Physical and electrical characteristics of band-engineered Zr-silicate/SiO₂ stacks for tunnel barrier

In this work, we investigated the physical properties of (ZrO₂)_x(SiO₂)_1-x such as band-gap, band-offset, structural stability, and the tunneling characteristics of (ZrO₂)_x(SiO₂)_1-x/SiO₂ tunnel barrier with total EOT of 4.5 nm for the application to charge trap memory devices.

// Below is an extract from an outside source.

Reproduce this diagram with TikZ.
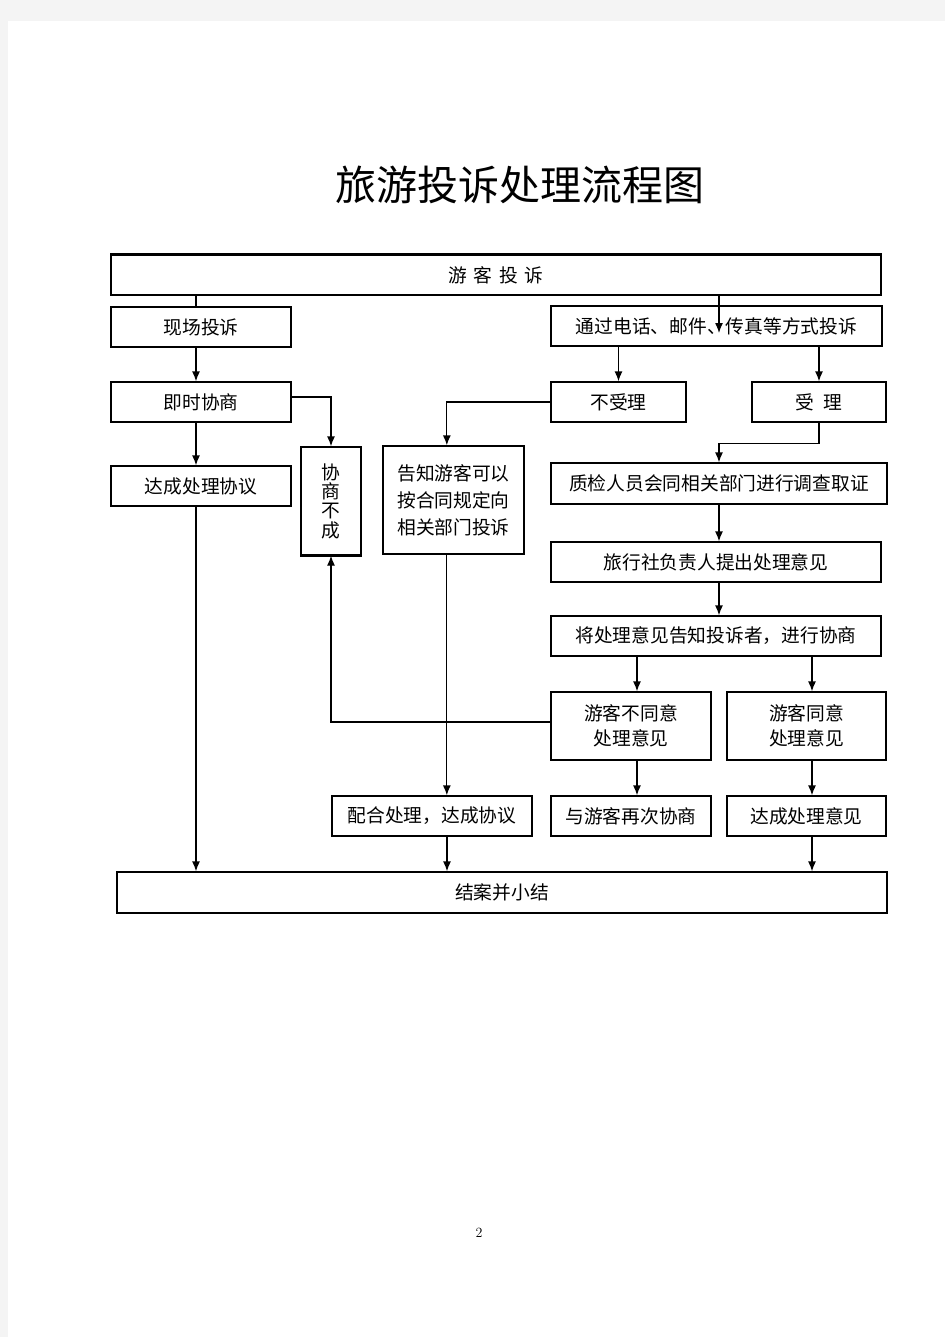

It was observed that the band-gap and band-offset of (ZrO₂)_x(SiO₂)_1-x can be controlled by changing the composition for (ZrO₂)_x(SiO₂)_1-x films. However, the sensitivity of band-gap and band-offset of (ZrO₂)_x(SiO₂)_1-x films on ZrO₂ content was minimal for the cycle ratio of ZrO₂:SiO₂ above 1:1. The Zr-silicate film with the ZrO₂:SiO₂ cycle ratio of 1:7 maintained amorphous even after annealing at 1050 °C. However, and Zr-silicate film with the ZrO₂:SiO₂ cycle ratio of 1:1 and 3:1 were crystallized after annealing at 950 °C and 850 °C, respectively. The band-engineered tunnel barrier of (ZrO₂)_x(SiO₂)_1-x/SiO₂ bi-layer showed enhanced tunnel efficiency at high gate bias, while showed smaller tunnel current at low gate bias than a single SiO₂ tunnel barrier of the similar EOT.